### Aim of the exercise
Output each entry verbatim and exclude every picture from it.

Charts and diagrams as code:
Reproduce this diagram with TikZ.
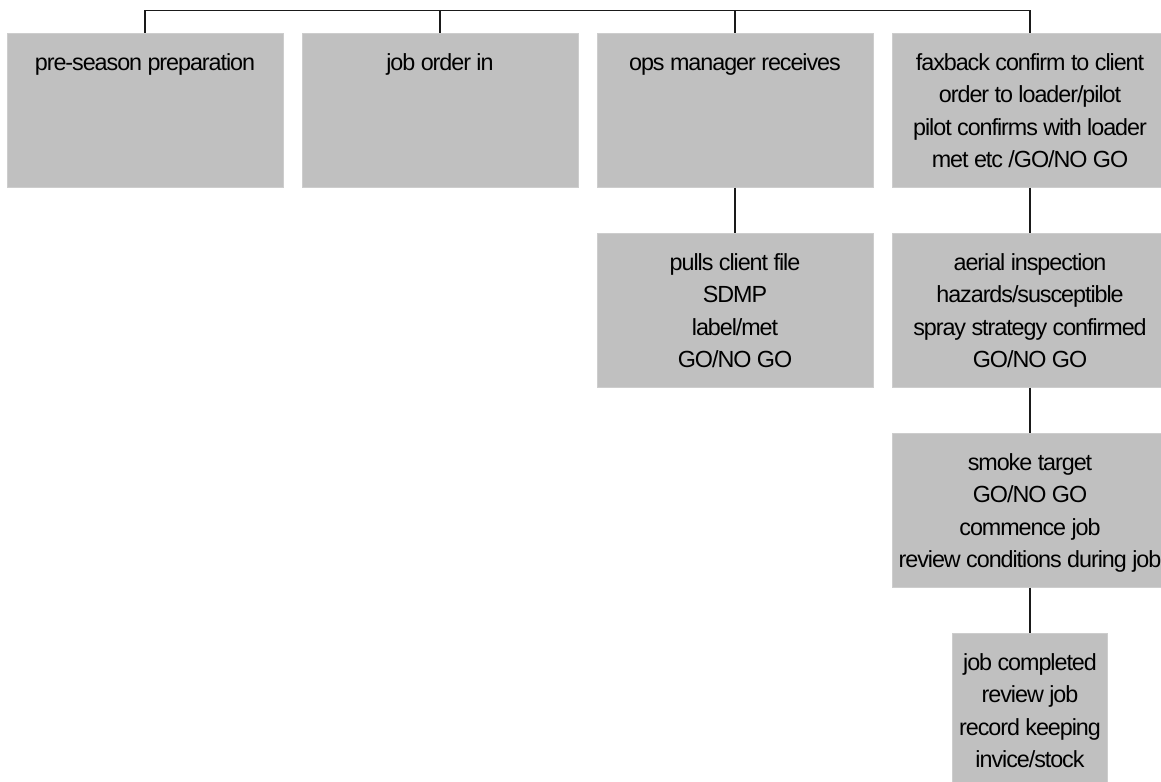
\documentclass[tikz,border=0pt]{standalone}
\usepackage{fontspec}
\setmainfont{Liberation Sans}[LetterSpace=-4.5]
\usetikzlibrary{positioning}
\definecolor{cardfill}{HTML}{C0C0C0}
\definecolor{cardedge}{HTML}{CDCDCD}
\definecolor{ink}{HTML}{1A1A1A}
% card text: fixed height, lines from the top
\newcommand{\cardlines}[2]{\parbox[c][115.5pt][t]{#1}{\centering\rule{0pt}{27.75pt}#2}}
\tikzset{
  stagecard/.style={
    draw=cardedge, fill=cardfill, line width=0.75pt,
    inner sep=0pt, font=\fontsize{17.5}{24.4}\selectfont
  },
  link/.style={draw=ink, line width=0.8pt}
}

\begin{document}
\begin{tikzpicture}[x=0.75pt,y=0.75pt,node distance=33.75pt and 13.5pt]
  \clip (0,0) rectangle (1161,-782);
  % top row
  \node[stagecard] (prep) at (145,-110) {\cardlines{207pt}{pre-season preparation}};
  \node[stagecard,right=of prep] (order) {\cardlines{207pt}{job order in}};
  \node[stagecard,right=of order] (ops) {\cardlines{207pt}{ops manager receives}};
  \node[stagecard,right=of ops] (fax) {\cardlines{207pt}{faxback confirm to client\\
    order to loader/pilot\\ pilot confirms with loader\\ met etc /GO/NO GO}};
  % chains below
  \node[stagecard,below=of ops] (pulls) {\cardlines{207pt}{pulls client file\\ SDMP\\
    label/met\\ GO/NO GO}};
  \node[stagecard,below=of fax] (aerial) {\cardlines{207pt}{aerial inspection\\
    hazards/susceptible\\ spray strategy confirmed\\ GO/NO GO}};
  \node[stagecard,below=of aerial] (smoke) {\cardlines{207pt}{smoke target\\ GO/NO GO\\
    commence job\\ review conditions during job}};
  \node[stagecard,below=of smoke] (done) {\cardlines{116.25pt}{job completed\\ review job\\
    record keeping\\ invice/stock}};
  % connectors
  \coordinate (busL) at ([yshift=16.5pt]prep.north);
  \coordinate (busR) at ([yshift=16.5pt]fax.north);
  \draw[link] (prep.north) -- (busL) -- (busR) -- (fax.north);
  \draw[link] (order.north) -- (order.north |- busL);
  \draw[link] (ops.north) -- (ops.north |- busL);
  \draw[link] (ops.south) -- (pulls.north);
  \draw[link] (fax.south) -- (aerial.north);
  \draw[link] (aerial.south) -- (smoke.north);
  \draw[link] (smoke.south) -- (done.north);
\end{tikzpicture}
\end{document}
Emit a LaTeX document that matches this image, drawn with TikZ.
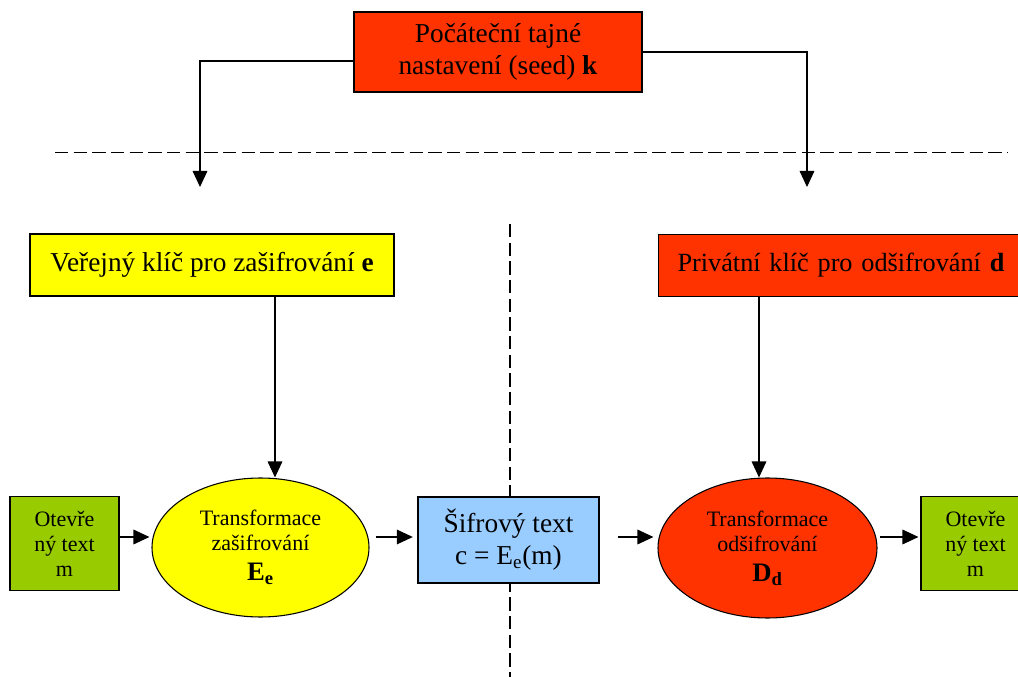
\documentclass[tikz,border=0pt]{standalone}
\usepackage{fontspec}
\setmainfont{Liberation Serif}
\usetikzlibrary{arrows.meta,shapes.geometric}
\definecolor{keyred}{RGB}{255,51,0}
\definecolor{keyyellow}{RGB}{255,255,0}
\definecolor{plaingreen}{RGB}{153,204,0}
\definecolor{cipherblue}{RGB}{153,204,255}

\begin{document}
\begin{tikzpicture}[x=0.75pt,y=-0.75pt,
	box/.style={draw=black, line width=0.8pt, align=center, inner sep=0pt},
	transf/.style={ellipse, draw=black, line width=0.8pt, align=center, inner sep=0pt},
	arr/.style={line width=0.8pt, -{Triangle[length=12pt,width=11pt]}},
	sep/.style={line width=1pt, dash pattern=on 10pt off 4pt},
	big/.style={font=\fontsize{20.5}{24}\selectfont},
	small/.style={font=\fontsize{16.5}{18.75}\selectfont}]

	%Background
	\useasboundingbox (0,0) rectangle (1018,677);
	\clip (0,0) rectangle (1018,677);

	%Separators
	\draw[sep] (55,152.7) -- (1008,152.7);
	\draw[sep] (510,224) -- (510,677);

	%Seed
	\node[box, big, fill=keyred, minimum width=216pt, minimum height=60pt] (seed) at (498,52)
		{Počáteční tajné\\nastavení (seed) \textbf{k}};
	\coordinate (tipl) at (200,187);
	\coordinate (tipr) at (807,187);

	%Keys
	\node[box, big, fill=keyyellow, minimum width=273pt, minimum height=46.5pt] (pub) at (212,265)
		{Veřejný klíč pro zašifrování \textbf{e}};
	\node[box, fill=keyred, anchor=west, align=left, text width=270pt, inner xsep=14.25pt, minimum height=47pt,
		font=\fontsize{19.7}{24}\selectfont] (priv) at (658,265.5)
		{Privátní klíč pro odšifrování \textbf{d}};

	%Flow
	\coordinate (flow) at (0,537);
	\node[box, small, fill=plaingreen, minimum width=81.75pt, minimum height=70pt] (otl) at (64.5,543.5)
		{Otevře\\ný text\\m};
	\node[transf, small, fill=keyyellow, minimum width=162.75pt, minimum height=104.25pt] (enc) at (260.5,547.5)
		{Transformace\\zašifrování\\[3.75pt]{\fontsize{20}{24}\selectfont\textbf{E\textsubscript{e}}}};
	\node[box, big, fill=cipherblue, minimum width=135.75pt, minimum height=64.5pt] (cip) at (508.5,540)
		{Šifrový text\\c = E\textsubscript{e}(m)};
	\node[transf, small, fill=keyred, minimum width=164.25pt, minimum height=105pt] (dec) at (767.5,548)
		{Transformace\\odšifrování\\[3.75pt]{\fontsize{20}{24}\selectfont\textbf{D\textsubscript{d}}}};
	\node[box, small, fill=plaingreen, minimum width=81.75pt, minimum height=70pt] (otr) at (975.5,543.5)
		{Otevře\\ný text\\m};

	%Arrows
	\draw[arr] ([yshift=-6.75pt]seed.west) -| (tipl);
	\draw[arr] (seed.east) -| (tipr);
	\draw[arr] ([xshift=47.25pt]pub.south) -- ([xshift=47.25pt]pub.south |- enc.north);
	\draw[arr] ([xshift=75.75pt]priv.south west) -- ([xshift=75.75pt]priv.south west |- dec.north);
	\draw[arr, shorten >=1.5pt] (otl.east |- flow) -- (enc.west |- flow);
	\draw[arr, shorten <=4.5pt, shorten >=3.5pt] (enc.east |- flow) -- (cip.west |- flow);
	\draw[arr, shorten <=14pt, shorten >=3pt] (cip.east |- flow) -- (dec.west |- flow);
	\draw[arr, shorten <=2pt, shorten >=1.5pt] (dec.east |- flow) -- (otr.west |- flow);

\end{tikzpicture}
\end{document}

### Written answer
Reproduce this diagram with TikZ.
\documentclass[tikz,border=0pt]{standalone}
\usepackage{fontspec}
\setmainfont{Liberation Sans}[LetterSpace=-4.5]
\usetikzlibrary{positioning}
\definecolor{cardfill}{HTML}{C0C0C0}
\definecolor{cardedge}{HTML}{CDCDCD}
\definecolor{ink}{HTML}{1A1A1A}
% card text: fixed height, lines from the top
\newcommand{\cardlines}[2]{\parbox[c][115.5pt][t]{#1}{\centering\rule{0pt}{27.75pt}#2}}
\tikzset{
  stagecard/.style={
    draw=cardedge, fill=cardfill, line width=0.75pt,
    inner sep=0pt, font=\fontsize{17.5}{24.4}\selectfont
  },
  link/.style={draw=ink, line width=0.8pt}
}

\begin{document}
\begin{tikzpicture}[x=0.75pt,y=0.75pt,node distance=33.75pt and 13.5pt]
  \clip (0,0) rectangle (1161,-782);
  % top row
  \node[stagecard] (prep) at (145,-110) {\cardlines{207pt}{pre-season preparation}};
  \node[stagecard,right=of prep] (order) {\cardlines{207pt}{job order in}};
  \node[stagecard,right=of order] (ops) {\cardlines{207pt}{ops manager receives}};
  \node[stagecard,right=of ops] (fax) {\cardlines{207pt}{faxback confirm to client\\
    order to loader/pilot\\ pilot confirms with loader\\ met etc /GO/NO GO}};
  % chains below
  \node[stagecard,below=of ops] (pulls) {\cardlines{207pt}{pulls client file\\ SDMP\\
    label/met\\ GO/NO GO}};
  \node[stagecard,below=of fax] (aerial) {\cardlines{207pt}{aerial inspection\\
    hazards/susceptible\\ spray strategy confirmed\\ GO/NO GO}};
  \node[stagecard,below=of aerial] (smoke) {\cardlines{207pt}{smoke target\\ GO/NO GO\\
    commence job\\ review conditions during job}};
  \node[stagecard,below=of smoke] (done) {\cardlines{116.25pt}{job completed\\ review job\\
    record keeping\\ invice/stock}};
  % connectors
  \coordinate (busL) at ([yshift=16.5pt]prep.north);
  \coordinate (busR) at ([yshift=16.5pt]fax.north);
  \draw[link] (prep.north) -- (busL) -- (busR) -- (fax.north);
  \draw[link] (order.north) -- (order.north |- busL);
  \draw[link] (ops.north) -- (ops.north |- busL);
  \draw[link] (ops.south) -- (pulls.north);
  \draw[link] (fax.south) -- (aerial.north);
  \draw[link] (aerial.south) -- (smoke.north);
  \draw[link] (smoke.south) -- (done.north);
\end{tikzpicture}
\end{document}
Emit a LaTeX document that matches this image, drawn with TikZ.
\documentclass[tikz,border=0pt]{standalone}
\usepackage{fontspec}
\setmainfont{Liberation Serif}
\usetikzlibrary{arrows.meta,shapes.geometric}
\definecolor{keyred}{RGB}{255,51,0}
\definecolor{keyyellow}{RGB}{255,255,0}
\definecolor{plaingreen}{RGB}{153,204,0}
\definecolor{cipherblue}{RGB}{153,204,255}

\begin{document}
\begin{tikzpicture}[x=0.75pt,y=-0.75pt,
	box/.style={draw=black, line width=0.8pt, align=center, inner sep=0pt},
	transf/.style={ellipse, draw=black, line width=0.8pt, align=center, inner sep=0pt},
	arr/.style={line width=0.8pt, -{Triangle[length=12pt,width=11pt]}},
	sep/.style={line width=1pt, dash pattern=on 10pt off 4pt},
	big/.style={font=\fontsize{20.5}{24}\selectfont},
	small/.style={font=\fontsize{16.5}{18.75}\selectfont}]

	%Background
	\useasboundingbox (0,0) rectangle (1018,677);
	\clip (0,0) rectangle (1018,677);

	%Separators
	\draw[sep] (55,152.7) -- (1008,152.7);
	\draw[sep] (510,224) -- (510,677);

	%Seed
	\node[box, big, fill=keyred, minimum width=216pt, minimum height=60pt] (seed) at (498,52)
		{Počáteční tajné\\nastavení (seed) \textbf{k}};
	\coordinate (tipl) at (200,187);
	\coordinate (tipr) at (807,187);

	%Keys
	\node[box, big, fill=keyyellow, minimum width=273pt, minimum height=46.5pt] (pub) at (212,265)
		{Veřejný klíč pro zašifrování \textbf{e}};
	\node[box, fill=keyred, anchor=west, align=left, text width=270pt, inner xsep=14.25pt, minimum height=47pt,
		font=\fontsize{19.7}{24}\selectfont] (priv) at (658,265.5)
		{Privátní klíč pro odšifrování \textbf{d}};

	%Flow
	\coordinate (flow) at (0,537);
	\node[box, small, fill=plaingreen, minimum width=81.75pt, minimum height=70pt] (otl) at (64.5,543.5)
		{Otevře\\ný text\\m};
	\node[transf, small, fill=keyyellow, minimum width=162.75pt, minimum height=104.25pt] (enc) at (260.5,547.5)
		{Transformace\\zašifrování\\[3.75pt]{\fontsize{20}{24}\selectfont\textbf{E\textsubscript{e}}}};
	\node[box, big, fill=cipherblue, minimum width=135.75pt, minimum height=64.5pt] (cip) at (508.5,540)
		{Šifrový text\\c = E\textsubscript{e}(m)};
	\node[transf, small, fill=keyred, minimum width=164.25pt, minimum height=105pt] (dec) at (767.5,548)
		{Transformace\\odšifrování\\[3.75pt]{\fontsize{20}{24}\selectfont\textbf{D\textsubscript{d}}}};
	\node[box, small, fill=plaingreen, minimum width=81.75pt, minimum height=70pt] (otr) at (975.5,543.5)
		{Otevře\\ný text\\m};

	%Arrows
	\draw[arr] ([yshift=-6.75pt]seed.west) -| (tipl);
	\draw[arr] (seed.east) -| (tipr);
	\draw[arr] ([xshift=47.25pt]pub.south) -- ([xshift=47.25pt]pub.south |- enc.north);
	\draw[arr] ([xshift=75.75pt]priv.south west) -- ([xshift=75.75pt]priv.south west |- dec.north);
	\draw[arr, shorten >=1.5pt] (otl.east |- flow) -- (enc.west |- flow);
	\draw[arr, shorten <=4.5pt, shorten >=3.5pt] (enc.east |- flow) -- (cip.west |- flow);
	\draw[arr, shorten <=14pt, shorten >=3pt] (cip.east |- flow) -- (dec.west |- flow);
	\draw[arr, shorten <=2pt, shorten >=1.5pt] (dec.east |- flow) -- (otr.west |- flow);

\end{tikzpicture}
\end{document}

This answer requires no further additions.